2.  Transparency and vulnerability builds trust.  In order to achieve this level of trust, employees and leaders must be transparent with each other as to both the current reality of the business as well as our individual engagement in the organization’s cause.  Some of my most powerful moments as a leader have been moments when I share the real person I am with my team, or when I share explicitly that I don’t know the answer to the problem or issue at hand.  Through these moments, my team realizes that it is both okay to be who they are, as well as to admit when they don’t know the answer.  By doing this, we resolve the challenges faster and to come up with better solutions than any of us could ever do on our own.

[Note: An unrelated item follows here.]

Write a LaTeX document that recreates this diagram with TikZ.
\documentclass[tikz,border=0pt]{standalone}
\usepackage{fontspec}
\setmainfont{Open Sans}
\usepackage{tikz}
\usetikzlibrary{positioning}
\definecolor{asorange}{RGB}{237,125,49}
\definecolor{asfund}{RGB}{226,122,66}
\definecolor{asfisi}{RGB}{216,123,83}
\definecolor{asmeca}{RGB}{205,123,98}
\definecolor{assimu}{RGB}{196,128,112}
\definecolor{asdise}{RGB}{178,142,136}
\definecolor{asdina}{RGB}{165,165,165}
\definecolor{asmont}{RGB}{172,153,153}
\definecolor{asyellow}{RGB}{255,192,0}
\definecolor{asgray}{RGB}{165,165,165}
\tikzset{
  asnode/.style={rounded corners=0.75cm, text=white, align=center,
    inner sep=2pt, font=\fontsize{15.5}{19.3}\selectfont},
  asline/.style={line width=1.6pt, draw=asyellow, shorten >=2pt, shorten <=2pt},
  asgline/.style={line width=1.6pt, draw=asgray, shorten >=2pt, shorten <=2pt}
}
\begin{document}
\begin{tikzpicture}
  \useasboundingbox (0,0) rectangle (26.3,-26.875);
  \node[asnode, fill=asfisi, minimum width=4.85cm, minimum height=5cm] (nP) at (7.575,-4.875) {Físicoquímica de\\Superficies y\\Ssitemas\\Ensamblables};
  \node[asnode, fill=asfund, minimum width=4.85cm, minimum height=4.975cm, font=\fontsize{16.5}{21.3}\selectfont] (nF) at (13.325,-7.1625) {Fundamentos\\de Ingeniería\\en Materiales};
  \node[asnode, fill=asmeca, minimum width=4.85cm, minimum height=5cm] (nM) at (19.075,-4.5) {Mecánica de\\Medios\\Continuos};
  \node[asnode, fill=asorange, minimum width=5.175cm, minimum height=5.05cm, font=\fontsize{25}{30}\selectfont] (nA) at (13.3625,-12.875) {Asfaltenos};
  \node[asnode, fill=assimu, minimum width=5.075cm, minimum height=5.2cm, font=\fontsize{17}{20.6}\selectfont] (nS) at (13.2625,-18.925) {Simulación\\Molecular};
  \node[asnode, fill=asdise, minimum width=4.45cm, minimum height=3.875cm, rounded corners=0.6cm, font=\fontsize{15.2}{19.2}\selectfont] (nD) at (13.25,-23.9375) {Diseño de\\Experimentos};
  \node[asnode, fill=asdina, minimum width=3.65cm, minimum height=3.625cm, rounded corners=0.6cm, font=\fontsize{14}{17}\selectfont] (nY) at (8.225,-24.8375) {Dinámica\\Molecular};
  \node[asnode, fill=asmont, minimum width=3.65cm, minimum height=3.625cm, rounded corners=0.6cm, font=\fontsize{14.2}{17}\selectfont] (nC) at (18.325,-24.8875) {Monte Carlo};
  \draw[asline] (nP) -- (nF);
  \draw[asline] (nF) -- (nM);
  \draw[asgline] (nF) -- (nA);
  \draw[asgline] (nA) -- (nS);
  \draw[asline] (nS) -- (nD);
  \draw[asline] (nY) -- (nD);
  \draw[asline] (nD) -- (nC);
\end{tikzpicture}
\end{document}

3.  Accountability builds trust.  As with all businesses, at CHG, we are aiming to grow our company’s bottom line results.  Sometimes, I read about companies building a great culture through adding high-end benefits, sabbatical programs, super cool workout facilities, etc.  Although all of these are great, and do with certainty make a work environment better, they aren’t by any means the only thing that makes a great culture.  Delivering on the results we set out to achieve, through personal and team accountability, creates wins for the organization and for individuals.  If we are accountable and deliver what we say we will deliver, we build a culture of trust.

4.  We need to have fun, and be proud of what we do.  Work is work, but the more my team members and others around me at CHG can enjoy what they do, the people that we do it with, and be proud of the work that we do, the better our culture becomes.  In order to be proud of what you do, it may take something different for every single person within the company.  As individuals, we need to find our way to be proud and make it happen.

5.  Building a great place to work never stops.  I think that one of the biggest mistakes that people make when working to build a great culture is that they see it as a project or an initiative as versus a sustainable organizational commitment.  There is no big bang, no silver bullet to building a great culture.  Instead, it is a series of steps, both small and large, that get harder the better you get.